- **Task directions**
Identify and reproduce every line holding the string "matplotlib".

- **Data rows**
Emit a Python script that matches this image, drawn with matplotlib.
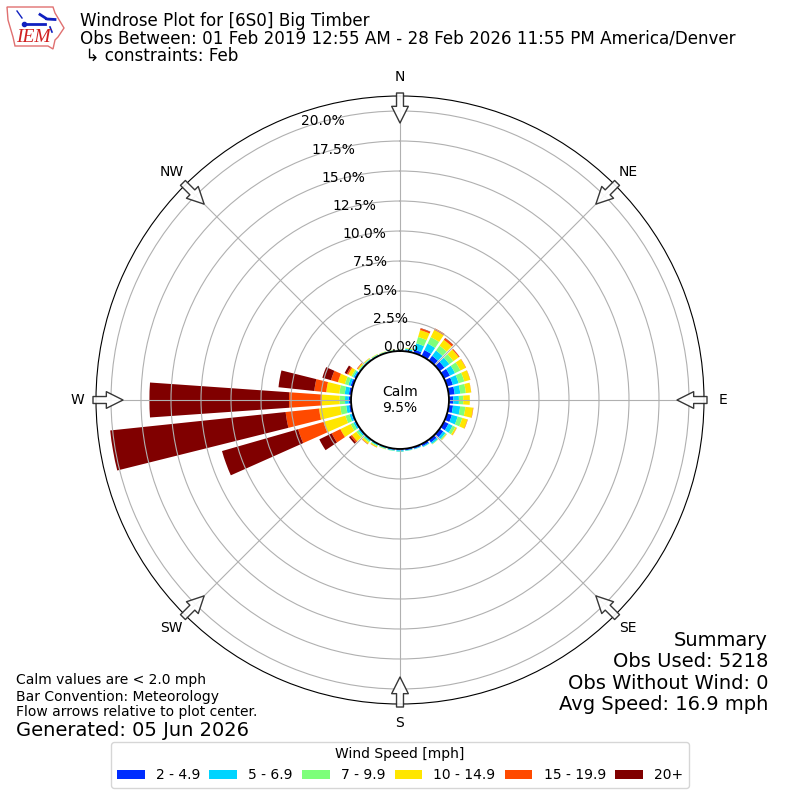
import numpy as np
import matplotlib
matplotlib.use("Agg")
import matplotlib.pyplot as plt
from matplotlib.patches import Polygon

# wind direction bins, every 10 degrees
directions = list(range(0, 360, 10))

# percent of obs per direction, one list per speed bin
speed_2_5 = [.05, .10, .28, .55, .47, .50, .55, .50, .50, .36, .36, .42,
             .42, .38, .30, .20, .14, .13, .12, .10, .06, .05, .07, .10,
             .10, .12, .18, .20, .20, .20, .15, .05, .06, .05, .04, .04]
speed_5_7 = [.05, .10, .55, .60, .55, .50, .47, .50, .47, .47, .60, .50,
             .38, .22, .14, .08, .05, .05, .10, .07, .07, .10, .12, .12,
             .15, .18, .25, .30, .35, .20, .12, .07, .07, .06, .05, .05]
speed_7_10 = [.01, .06, .55, .60, .50, .42, .50, .50, .47, .36, .44, .40,
              .25, .10, .05, .02, .01, .02, .03, .03, .05, .08, .12, .20,
              .25, .35, .50, .45, .45, .30, .15, .08, .06, .05, .04, .04]
speed_10_15 = [.01, .04, .60, .67, .60, .55, .50, .50, .44, .55, .64, .45,
               .13, .04, .01, 0, 0, 0, 0, 0, .02, .08, .14, .45,
               .95, 1.90, 1.77, 1.50, 1.10, .60, .30, .10, .05, .03, .02, .02]
speed_15_20 = [0, 0, .14, .14, .17, .08, .03, .02, .01, 0, .03, .03,
               .02, .01, 0, 0, 0, 0, 0, 0, 0, .02, .03, .15,
               .80, 2.20, 2.80, 2.72, 1.00, .60, .13, .05, .01, 0, 0, 0]
speed_20_up = [0, 0, .03, 0, .03, .01, 0, 0, 0, 0, 0, 0,
               0, 0, 0, 0, 0, 0, 0, 0, 0, 0, .01, .15,
               1.15, 6.60, 14.70, 11.63, 3.00, .75, .20, .01, 0, 0, 0, 0]

speed_bins = [speed_2_5, speed_5_7, speed_7_10, speed_10_15, speed_15_20, speed_20_up]
speed_labels = ["2 - 4.9", "5 - 6.9", "7 - 9.9", "10 - 14.9", "15 - 19.9", "20+"]
speed_colors = ["#002dff", "#00d4ff", "#7dff7a", "#ffe600", "#ff4a00", "#800000"]

r_ticks = [0, 2.5, 5, 7.5, 10, 12.5, 15, 17.5, 20]
compass_angles = [0, 45, 90, 135, 180, 225, 270, 315]
compass_labels = ["N", "NE", "E", "SE", "S", "SW", "W", "NW"]

fig = plt.figure(figsize=(8, 8), dpi=100)
ax = fig.add_axes([0.12, 0.12, 0.76, 0.76], projection="polar")
ax.set_theta_zero_location("N")
ax.set_theta_direction(-1)
ax.set_rorigin(-4.08)
ax.set_rlim(0, 21.25)

# stacked bars, one ring segment per speed bin
theta = np.deg2rad(directions)
bottom = np.zeros(len(directions))
for vals, label, color in zip(speed_bins, speed_labels, speed_colors):
    ax.bar(theta, vals, width=np.deg2rad(8), bottom=bottom, color=color,
           label=label, linewidth=0)
    bottom += np.array(vals)

ax.set_rticks(r_ticks)
ax.set_yticklabels([f"{v:.1f}%" for v in r_ticks], fontsize=10)
ax.set_rlabel_position(-20)
ax.set_thetagrids(compass_angles, compass_labels, fontsize=10)
ax.tick_params(axis="x", pad=3)
ax.grid(True, color="#b0b0b0", linewidth=0.8)
ax.spines["inner"].set_linewidth(1.3)

# flow arrows, pointing at plot center
for ang in compass_angles:
    ax.annotate("", xy=(np.deg2rad(ang), 19.0), xytext=(np.deg2rad(ang), 21.5),
                annotation_clip=False,
                arrowprops=dict(facecolor="white", edgecolor="#222222", linewidth=1,
                                width=5, headwidth=12, headlength=12, alpha=0.9))

ax.text(0.5, 0.5, "Calm\n9.5%", transform=ax.transAxes, ha="center", va="center", fontsize=10)

handles, labels = ax.get_legend_handles_labels()
fig.legend(handles, labels, title="Wind Speed [mph]", ncol=6, loc="center",
           bbox_to_anchor=(0.5, 0.0438), fontsize=10, title_fontsize=10,
           columnspacing=0.66)

# header
fig.text(0.1, 0.974, "Windrose Plot for [6S0] Big Timber", fontsize=12.05, va="center")
fig.text(0.1, 0.952, "Obs Between: 01 Feb 2019 12:55 AM - 28 Feb 2026 11:55 PM America/Denver",
         fontsize=12.05, va="center")
fig.text(0.1, 0.930, " \u21b3 constraints: Feb", fontsize=12.05, va="center")

# footer left
fig.text(0.02, 0.15, "Calm values are < 2.0 mph", fontsize=10, va="center")
fig.text(0.02, 0.129, "Bar Convention: Meteorology", fontsize=10, va="center")
fig.text(0.02, 0.11, "Flow arrows relative to plot center.", fontsize=10, va="center")
fig.text(0.02, 0.0875, "Generated: 05 Jun 2026", fontsize=14, va="center")

# footer right
fig.text(0.96, 0.2, "Summary", fontsize=14, ha="right", va="center")
fig.text(0.96, 0.173, "Obs Used: 5218", fontsize=14, ha="right", va="center")
fig.text(0.96, 0.146, "Obs Without Wind: 0", fontsize=14, ha="right", va="center")
fig.text(0.96, 0.119, "Avg Speed: 16.9 mph", fontsize=14, ha="right", va="center")

# IEM logo, drawn in pixels of the top left corner
logo = fig.add_axes([0, 0.94, 0.08, 0.06])
logo.set_xlim(0, 64)
logo.set_ylim(48, 0)
logo.axis("off")
outline = [(7, 7), (53, 7), (55, 13), (58, 18), (64, 28), (58, 37), (55, 40),
           (53, 49), (48, 46), (15, 46), (13, 37), (8, 20)]
logo.add_patch(Polygon(outline, closed=True, fill=False, edgecolor="#e07070", linewidth=1, clip_on=False))
logo.plot([26, 45], [23.5, 23.5], color="#1020c0", linewidth=2)
logo.plot([40, 47, 55], [14.5, 19, 19.5], color="#1020c0", linewidth=2)
logo.plot([45, 54], [19, 19], color="#1020c0", linewidth=0.8)
logo.plot([50, 52], [27, 32], color="#1020c0", linewidth=1.2)
logo.plot([17, 22], [11, 18], color="#1020c0", linewidth=1)
logo.plot([24], [23.5], "o", color="#1020c0", markersize=3)
logo.text(16, 38, "IEM", family="Liberation Serif", style="italic", color="#d02020", fontsize=14, va="center")

fig.savefig("out.png", dpi=100)
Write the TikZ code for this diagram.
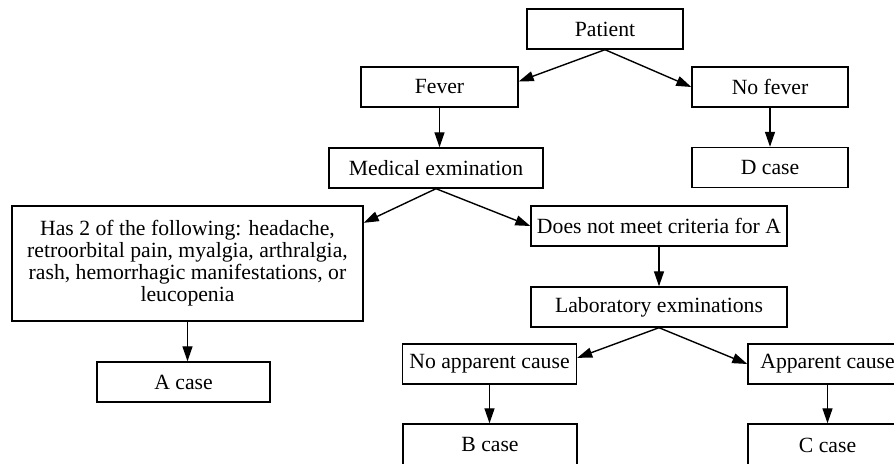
\documentclass[tikz,border=0pt]{standalone}
\usepackage{fontspec}
\setmainfont{Liberation Serif}
\usepackage{tikz}
\usetikzlibrary{
  positioning,
  arrows.meta
}

\begin{document}
\begin{tikzpicture}[
  x=0.5pt, y=-0.5pt,
  cbox/.style={draw, line width=0.7pt, inner sep=0pt, minimum height=20pt, align=center, font=\fontsize{10.85}{11}\selectfont},
  arr/.style={line width=0.7pt, -{Triangle[length=7.5pt, width=5pt]}},
]
\useasboundingbox (0,0) rectangle (894,464);
\clip (0,0) rectangle (894,464);

% Nivel 1
\node[cbox, minimum width=78pt] (patient) at (605,29) {Patient};

% Nivel 2
\node[cbox, minimum width=78.5pt] (fever) at (439.5,87) {Fever};
\node[cbox, minimum width=78pt] (nofever) at (770,87) {No fever};

% Nivel 3
\node[cbox, minimum width=107pt] (med) at (436,168) {Medical exmination};
\node[cbox, minimum width=78pt] (dcase) at (770,167.5) {D case};

% Nivel 4
\node[cbox, minimum width=175.5pt, minimum height=57.5pt] (has) at (187.5,263.5) {Has 2 of the following: headache,\\ retroorbital pain, myalgia, arthralgia,\\ rash, hemorrhagic manifestations, or\\ leucopenia};
\node[cbox, minimum width=128pt] (dnm) at (659,226) {Does not meet criteria for A};
\node[cbox, minimum width=128pt] (lab) at (659,307) {Laboratory exminations};

% Nivel 5
\node[cbox, minimum width=86.5pt] (acase) at (183.5,382) {A case};
\node[cbox, minimum width=87pt] (noapp) at (489.5,364) {No apparent cause};
\node[cbox, minimum width=79.5pt] (app) at (827.5,364) {Apparent cause};

% Nivel 6
\node[cbox, minimum width=87pt, minimum height=21pt] (bcase) at (490,445) {B case};
\node[cbox, minimum width=79.5pt, minimum height=21pt] (ccase) at (827.5,445) {C case};

% Flechas
\draw[arr] (patient.south) -- (fever.4);
\draw[arr] (patient.south) -- (nofever.west);
\draw[arr] (fever.south) -- (fever.south |- med.north);
\draw[arr] (nofever.south) -- (nofever.south |- dcase.north);
\draw[arr] (med.south) -- (has.13.6);
\draw[arr] (med.south) -- (dnm.west);
\draw[arr] (has.south) -- (has.south |- acase.north);
\draw[arr] (dnm.south) -- (dnm.south |- lab.north);
\draw[arr] (lab.south) -- (noapp.4);
\draw[arr] (lab.south) -- (app.west);
\draw[arr] (noapp.south) -- (noapp.south |- bcase.north);
\draw[arr] (app.south) -- (app.south |- ccase.north);

\end{tikzpicture}
\end{document}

- **Finished task**
Emit a Python script that matches this image, drawn with matplotlib.
import matplotlib
matplotlib.use("Agg")
import matplotlib.pyplot as plt
from matplotlib.patches import Polygon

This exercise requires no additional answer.